In 2016, labor costs accounted for 22% of airlines’ costs and fuel 21%. For 2018, predictions reveal an expected 30.9% cost for labor and 20.5% for fuel. With the fluctuating nature of fuel prices, back in 2013 those figures were 33% for fuel and 18% for labor.

It should also be noted that labor costs are traditionally higher in Europe and North America than in Asia, for which fuel remains the higher cost.

Exacerbating the current challenge of labor costs is a shortage of workers on a global scale, and in particular many airlines are struggling with a pilot shortage as they look to expand their fleets. According to IATA Chief Economist Brian Pearce, “As airlines have been making profit, the workforce has got market power, so that is pushing up the cost of labor.”

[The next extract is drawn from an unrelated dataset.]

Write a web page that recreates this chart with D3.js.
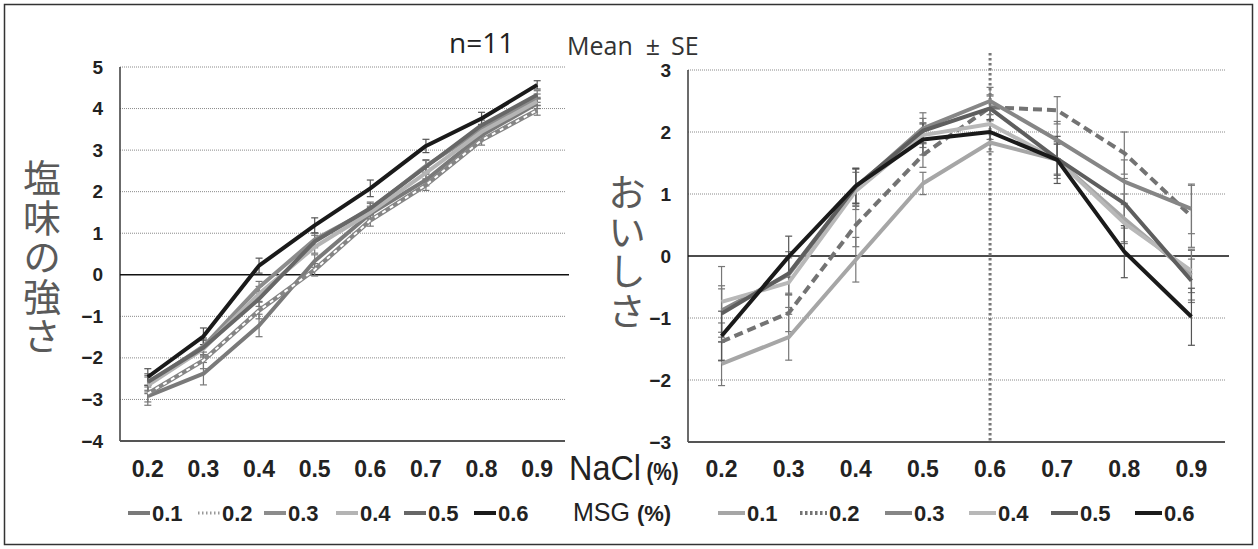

IATA has also forecast a hike in unit costs, measured as an airline’s cost to operate each kilometer and seat flown, from a rise of 1.7 percent in 2017 to 4.3 percent in 2018.
In the United States, investors are concerned that the three largest carriers – American, Delta and United – could well be heading for a price war just as higher costs from pay increases agreed last year start to take effect.

Airlines must now look even more closely at those areas where potential savings can be made. According to aviation consultant John Strickland, “The most successful airline managements are the ones that have been very cost-focused every day – not just on staff costs but on aircraft costs, airport charges, distribution costs and so on.”